Monday, Aug. 03, 1931
In a Canyon
Alone in a shack on the White River, Ariz., four miles from the Apache reservation, lived Henrietta Schmerler, 23, a New York girl who wanted to learn Indian tribal secrets. A brilliant student of anthropology and ethnology at Columbia University under famed Professor Franz Boas, she had been granted a fellowship to go west and study red men in situ.
In a canyon on the reservation last week was found the body of Student Schmerler. She had been stabbed, beaten, choked, thrown into the deep ravine. A few days before, she was said to have set out with Apache Claude Gilbert, 25, to attend a native dance at White River. Alarmed at her long absence from her shack, a white deputy sheriff organized a posse of Indians. They brought back the battered corpse fastened to the back of a horse.

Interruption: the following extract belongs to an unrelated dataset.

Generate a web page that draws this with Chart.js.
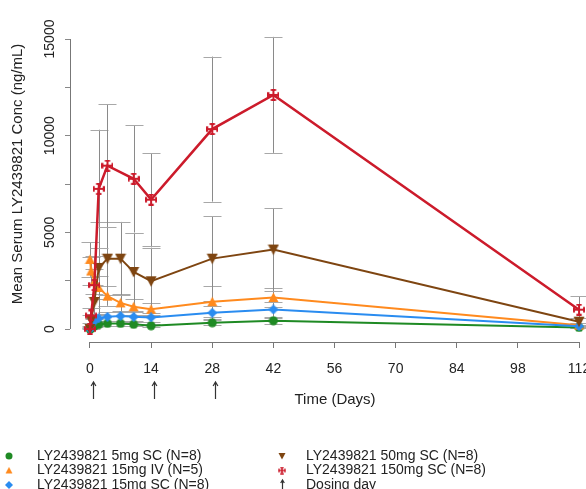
<!DOCTYPE html>
<html>
<head>
<meta charset="utf-8">
<script src="https://cdn.jsdelivr.net/npm/chart.js@4.4.0/dist/chart.umd.min.js"></script>
<style>
  html, body { margin: 0; padding: 0; background: #fff; }
  #chart { display: block; }
</style>
</head>
<body>
<canvas id="chart" width="586" height="489"></canvas>
<script>
// sampling days (same grid for every group, null = no value plotted)
const days = [0, 0.25, 1, 2, 4, 7, 10, 14, 28, 42, 112]

const conc5sc = [0, 30, 150, 240, 290, 290, 240, 170, 325, 430, 80]
const sd5sc = [0, 20, 60, 90, 110, 120, 100, 90, 140, 160, 40]

const conc15iv = [3600, 3000, 2450, 2150, 1700, 1350, 1150, 1020, 1410, 1630, 200]
const sd15iv = [900, 700, 650, 600, 500, 450, 400, 350, 800, 500, 100]

const conc15sc = [0, 80, 400, 550, 630, 670, 630, 600, 840, 1010, 140]
const sd15sc = [0, 40, 150, 200, 230, 250, 230, 220, 330, 380, 80]

const conc50sc = [0, 450, 1400, 3160, 3640, 3640, 2950, 2470, 3640, 4110, 380]
const sd50sc = [0, 300, 900, 2400, 1900, 1900, 2000, 1740, 2180, 2150, 200]

const conc150sc = [0, 700, 2270, 7250, 8450, null, 7770, 6690, 10340, 12110, 1000]
const sd150sc = [0, 400, 1500, 3060, 3180, null, 2780, 2400, 3750, 3000, 700]

const seriesLabels = [
  'LY2439821 5mg SC (N=8)',
  'LY2439821 15mg IV (N=5)',
  'LY2439821 15mg SC (N=8)',
  'LY2439821 50mg SC (N=8)',
  'LY2439821 150mg SC (N=8)',
]
const dosingDays = [0, 14, 28]
const xTicks = [0, 14, 28, 42, 56, 70, 84, 98, 112]
const yTicks = [0, 2500, 5000, 7500, 10000, 12500, 15000]

const FONT = '"Liberation Sans", Arial, sans-serif'

function makeMarker(kind, color, s) {
  const c = document.createElement('canvas')
  c.width = s
  c.height = s
  const g = c.getContext('2d')
  const m = s / 2
  g.fillStyle = color
  g.strokeStyle = color
  if (kind === 'circle') {
    g.beginPath()
    g.arc(m, m, m - 0.5, 0, Math.PI * 2)
    g.fill()
  } else if (kind === 'triangle') {
    g.beginPath()
    g.moveTo(m, 0.5)
    g.lineTo(s - 0.5, s - 1)
    g.lineTo(0.5, s - 1)
    g.closePath()
    g.fill()
  } else if (kind === 'down') {
    g.beginPath()
    g.moveTo(0.5, 1)
    g.lineTo(s - 0.5, 1)
    g.lineTo(m, s - 0.5)
    g.closePath()
    g.fill()
  } else if (kind === 'diamond') {
    g.beginPath()
    g.moveTo(m, 0)
    g.lineTo(s, m)
    g.lineTo(m, s)
    g.lineTo(0, m)
    g.closePath()
    g.fill()
  } else if (kind === 'cross') {
    const cap = s * 0.22
    g.lineWidth = Math.max(1.5, s / 6)
    g.beginPath()
    g.moveTo(m, 1); g.lineTo(m, s - 1)
    g.moveTo(1, m); g.lineTo(s - 1, m)
    g.moveTo(m - cap, 1); g.lineTo(m + cap, 1)
    g.moveTo(m - cap, s - 1); g.lineTo(m + cap, s - 1)
    g.moveTo(1, m - cap); g.lineTo(1, m + cap)
    g.moveTo(s - 1, m - cap); g.lineTo(s - 1, m + cap)
    g.stroke()
  }
  return c
}

const groups = [
  { values: conc5sc, sd: sd5sc, color: '#1f8a24', kind: 'circle', size: 10, width: 2 },
  { values: conc15iv, sd: sd15iv, color: '#ff8a1e', kind: 'triangle', size: 11, width: 2 },
  { values: conc15sc, sd: sd15sc, color: '#2a8cf0', kind: 'diamond', size: 10, width: 2 },
  { values: conc50sc, sd: sd50sc, color: '#7e4511', kind: 'down', size: 12, width: 2 },
  { values: conc150sc, sd: sd150sc, color: '#cc1b2b', kind: 'cross', size: 12, width: 2.5 },
]

const toPoints = (vals) =>
  days.map((d, i) => ({ x: d, y: vals[i] })).filter((p) => p.y !== null)

const datasets = groups.map((g, i) => ({
  label: seriesLabels[i],
  data: toPoints(g.values),
  borderColor: g.color,
  backgroundColor: g.color,
  borderWidth: g.width,
  pointStyle: makeMarker(g.kind, g.color, g.size),
  pointRadius: g.size / 2,
  tension: 0,
  sd: g.sd,
  order: 5 - i,
}))

const legendMarkers = groups.map((g) => makeMarker(g.kind, g.color, 8))

const rPlot = {
  id: 'rPlot',
  beforeDatasetsDraw(chart) {
    const { ctx } = chart
    const xs = chart.scales.x
    const ys = chart.scales.y
    ctx.save()
    ctx.lineWidth = 1
    chart.data.datasets.forEach((ds) => {
      days.forEach((d, i) => {
        const m = ds.data.find((p) => p.x === d)
        const s = ds.sd[i]
        if (!m || !s) return
        const x = Math.round(xs.getPixelForValue(d)) + 0.5
        const y1 = ys.getPixelForValue(m.y + s)
        const y2 = ys.getPixelForValue(Math.max(m.y - s, 0))
        ctx.strokeStyle = '#8a8a8a'
        ctx.beginPath()
        ctx.moveTo(x, y1)
        ctx.lineTo(x, y2)
        ctx.stroke()
        ctx.strokeStyle = '#a8a8a8'
        ctx.beginPath()
        ctx.moveTo(x - 9, Math.round(y1) + 0.5)
        ctx.lineTo(x + 9, Math.round(y1) + 0.5)
        ctx.moveTo(x - 9, Math.round(y2) + 0.5)
        ctx.lineTo(x + 9, Math.round(y2) + 0.5)
        ctx.stroke()
      })
    })
    ctx.restore()
  },
  afterDraw(chart) {
    const { ctx, chartArea } = chart
    const xs = chart.scales.x
    const ys = chart.scales.y
    ctx.save()
    // axis lines over the tick range only
    ctx.strokeStyle = '#777'
    ctx.lineWidth = 1
    ctx.beginPath()
    const bx = chartArea.bottom + 0.5
    ctx.moveTo(xs.getPixelForValue(xTicks[0]), bx)
    ctx.lineTo(xs.getPixelForValue(xTicks[xTicks.length - 1]), bx)
    const lx = chartArea.left + 0.5
    ctx.moveTo(lx, ys.getPixelForValue(yTicks[0]))
    ctx.lineTo(lx, ys.getPixelForValue(yTicks[yTicks.length - 1]))
    ctx.stroke()

    // y tick labels, parallel to the axis
    ctx.fillStyle = '#222'
    ctx.font = '14px ' + FONT
    ctx.textAlign = 'center'
    ctx.textBaseline = 'middle'
    ys.ticks.forEach((t) => {
      if (t.value % 5000 !== 0) return
      ctx.save()
      ctx.translate(50, ys.getPixelForValue(t.value))
      ctx.rotate(-Math.PI / 2)
      ctx.fillText(String(t.value), 0, 0)
      ctx.restore()
    })

    // axis titles
    ctx.font = '15px ' + FONT
    ctx.fillText('Time (Days)', 335, 400)
    ctx.save()
    ctx.translate(18, 174)
    ctx.rotate(-Math.PI / 2)
    ctx.fillText('Mean Serum LY2439821 Conc (ng/mL)', 0, 0)
    ctx.restore()

    // dosing arrows
    const arrow = (x, top, bottom, head) => {
      ctx.beginPath()
      ctx.moveTo(x, bottom)
      ctx.lineTo(x, top)
      ctx.moveTo(x - head * 0.6, top + head)
      ctx.lineTo(x, top)
      ctx.lineTo(x + head * 0.6, top + head)
      ctx.stroke()
    }
    ctx.strokeStyle = '#333'
    ctx.lineWidth = 1.2
    dosingDays.forEach((d) => {
      arrow(Math.round(xs.getPixelForValue(d)) + 3.5, 382, 399, 4)
    })

    // legend, two columns
    const cols = [{ mx: 9, tx: 37 }, { mx: 282, tx: 306 }]
    const rows = [456, 470.5, 485]
    ctx.font = '14px ' + FONT
    ctx.textAlign = 'left'
    ctx.fillStyle = '#222'
    const entries = seriesLabels.map((l, i) => ({ label: l, marker: legendMarkers[i] }))
    entries.push({ label: 'Dosing day', marker: null })
    entries.forEach((e, i) => {
      const c = cols[Math.floor(i / 3)]
      const y = rows[i % 3]
      if (e.marker) {
        ctx.drawImage(e.marker, c.mx - e.marker.width / 2, y - e.marker.height / 2)
      } else {
        arrow(c.mx + 0.5, y - 5, y + 6, 3)
      }
      ctx.fillText(e.label, c.tx, y)
    })
    ctx.restore()
  },
}

const config = {
  type: 'line',
  data: { datasets },
  options: {
    responsive: false,
    animation: false,
    devicePixelRatio: 1,
    layout: { autoPadding: false, padding: { top: 10, left: 0, right: 0, bottom: 0 } },
    plugins: {
      legend: { display: false },
      tooltip: { enabled: false },
    },
    scales: {
      x: {
        type: 'linear',
        position: 'bottom',
        min: -4.58,
        max: 113.6,
        afterBuildTicks: (scale) => {
          scale.ticks = xTicks.map((v) => ({ value: v }))
        },
        afterFit: (scale) => {
          scale.height = 147
          scale.paddingLeft = 0
          scale.paddingRight = 0
        },
        ticks: {
          autoSkip: false,
          maxRotation: 0,
          padding: 13,
          color: '#222',
          font: { family: FONT, size: 14 },
          callback: (v) => String(v),
        },
        grid: { drawOnChartArea: false, tickLength: 6, color: '#777' },
        border: { display: false },
      },
      y: {
        type: 'linear',
        min: -672,
        max: 16500,
        afterBuildTicks: (scale) => {
          scale.ticks = yTicks.map((v) => ({ value: v }))
        },
        afterFit: (scale) => {
          scale.width = 70
        },
        ticks: { display: false },
        grid: { drawOnChartArea: false, tickLength: 5, color: '#888' },
        border: { display: false },
      },
    },
  },
  plugins: [rPlot],
}

const ctx = document.getElementById('chart').getContext('2d')
new Chart(ctx, config)
</script>
</body>
</html>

Young Apache Gilbert admitted the dance engagement but said the white girl had changed her mind, refused to go with him. When her disappearance was first reported he was arrested and jailed on a charge of selling beer. He said he knew nothing of the girl's fate. Attempts to obtain information from two other taciturn Indians who were held, were equally fruitless. U. S. District Attorney John C. Gung'l went from Phoenix to White River. Friend of Indians, he announced: "It is unfair to condemn the Apache tribe because this brutal killing took place on its reservation."

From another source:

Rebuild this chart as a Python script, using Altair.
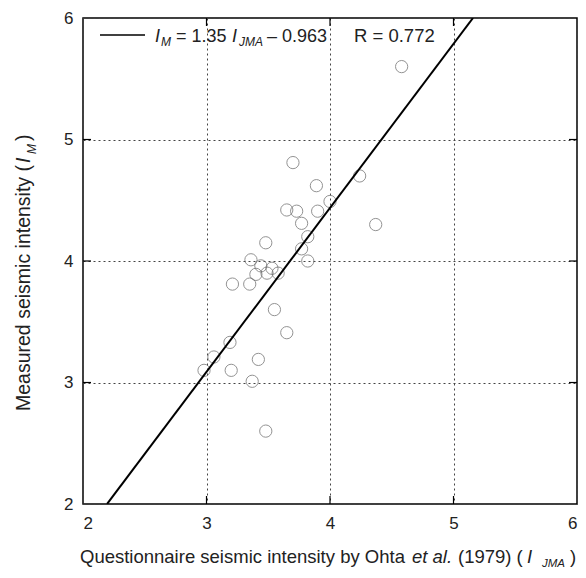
import altair as alt
import pandas as pd

# Data
x_jma = [4.58, 3.70, 4.24, 3.89, 4.00, 3.65, 3.73, 3.90, 3.77, 4.37, 3.82, 3.48, 3.77,
         3.82, 3.36, 3.44, 3.53, 3.40, 3.49, 3.58, 3.21, 3.35, 3.55, 3.65, 3.19, 3.06,
         3.42, 2.98, 3.20, 3.37, 3.48]
y_m = [5.60, 4.81, 4.70, 4.62, 4.49, 4.42, 4.41, 4.41, 4.31, 4.30, 4.20, 4.15, 4.10,
       4.00, 4.01, 3.96, 3.94, 3.89, 3.90, 3.90, 3.81, 3.81, 3.60, 3.41, 3.33, 3.21,
       3.19, 3.10, 3.10, 3.01, 2.60]
tick_vals = [2, 3, 4, 5, 6]
inner_ticks = [3, 4, 5]
slope = 1.35
intercept = -0.963
line_x = [2.195, 5.158]

W, H = 494, 486
FONT = "Liberation Sans"
TXT = "#222222"

pts = pd.DataFrame({"x": x_jma, "y": y_m})
fit = pd.DataFrame({"x": line_x, "y": [slope * v + intercept for v in line_x]})
tkx = pd.DataFrame({"x": inner_ticks})
tky = pd.DataFrame({"y": inner_ticks})

xs = alt.Scale(domain=[2, 6], nice=False, zero=False)
ys = alt.Scale(domain=[2, 6], nice=False, zero=False)


def axis(pad):
    return alt.Axis(values=tick_vals, title=None, grid=True, gridDash=[2, 3],
                    gridColor="#444444", gridWidth=1, ticks=False, domain=False,
                    labelFontSize=17, labelFont=FONT, labelColor=TXT,
                    labelPadding=pad, format="d")


X = alt.X("x:Q", scale=xs, axis=axis(11))
Y = alt.Y("y:Q", scale=ys, axis=axis(10))

points = alt.Chart(pts).mark_point(filled=False, size=150, color="#666666",
                                   strokeWidth=1).encode(x=X, y=Y)

fit_line = alt.Chart(fit).mark_line(color="black", strokeWidth=2, clip=True).encode(
    x=X, y=Y)

tick_bottom = alt.Chart(tkx).mark_rule(color="black", strokeWidth=1.2).encode(
    x=X, y=alt.value(H), y2=alt.value(H - 8))
tick_top = alt.Chart(tkx).mark_rule(color="black", strokeWidth=1.2).encode(
    x=X, y=alt.value(0), y2=alt.value(8))
tick_left = alt.Chart(tky).mark_rule(color="black", strokeWidth=1.2).encode(
    y=Y, x=alt.value(0), x2=alt.value(8))
tick_right = alt.Chart(tky).mark_rule(color="black", strokeWidth=1.2).encode(
    y=Y, x=alt.value(W), x2=alt.value(W - 8))


def txt(s, x, y, size=18, italic=False, angle=0):
    kw = dict(align="left", baseline="alphabetic", font=FONT, fontSize=size,
              fontStyle="italic" if italic else "normal", color=TXT)
    if angle:
        kw["angle"] = angle
    return alt.Chart(pd.DataFrame({"t": [s]})).mark_text(**kw).encode(
        x=alt.value(x), y=alt.value(y), text="t:N")


legend_line = alt.Chart(pd.DataFrame({"a": [0]})).mark_rule(
    color="black", strokeWidth=1.3).encode(
    x=alt.value(17), x2=alt.value(62), y=alt.value(17))

legend_txt = [
    txt("I", 72, 24, italic=True),
    txt("M", 78, 28, size=12, italic=True),
    txt("= 1.35", 93, 24),
    txt("I", 149, 24, italic=True),
    txt("JMA", 156, 28, size=12, italic=True),
    txt("\u2013 0.963", 184, 24),
    txt("R = 0.772", 271, 24, size=18.5),
]

xtitle = [
    txt("Questionnaire seismic intensity by Ohta", -3, 545, size=18.5),
    txt("et al.", 329, 545, size=18.5, italic=True),
    txt("(1979) (", 375, 545, size=18.5),
    txt("I", 444, 545, size=18.5, italic=True),
    txt("JMA", 459, 549, size=11.5, italic=True),
    txt(")", 487, 545, size=18.5),
]

ytitle = [
    txt("Measured seismic intensity (", -53, 393, size=19.5, angle=270),
    txt("I", -53, 145, size=19.5, italic=True, angle=270),
    txt("M", -47, 136, size=12, italic=True, angle=270),
    txt(")", -53, 123, size=19.5, angle=270),
]

chart = alt.layer(
    points, fit_line, tick_bottom, tick_top, tick_left, tick_right, legend_line,
    *legend_txt, *xtitle, *ytitle
).properties(
    width=W, height=H,
    autosize=alt.AutoSizeParams(type="none"),
    padding={"left": 75, "top": 10, "right": 1, "bottom": 66},
    background="white",
).configure_view(stroke="black", strokeWidth=1.5)

chart.save("out.html", embed_options={"renderer": "svg", "actions": False})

Theories offered to explain the killing: that an Indian girl, resenting the white woman's friendship with Gilbert, had killed her in a jealous rage; that she had been murdered by squaws who were angered at having her come among them asking personal questions. But then was found an unmailed letter from the girl to her kin in the East. She told of one Indian buck who, as white people had warned her might happen, had taken advantage of her friendly interest, tried to molest her. She wrote that she feared this Indian. Authorities started looking for him. He was, they said, a nomadic Apache from the hills.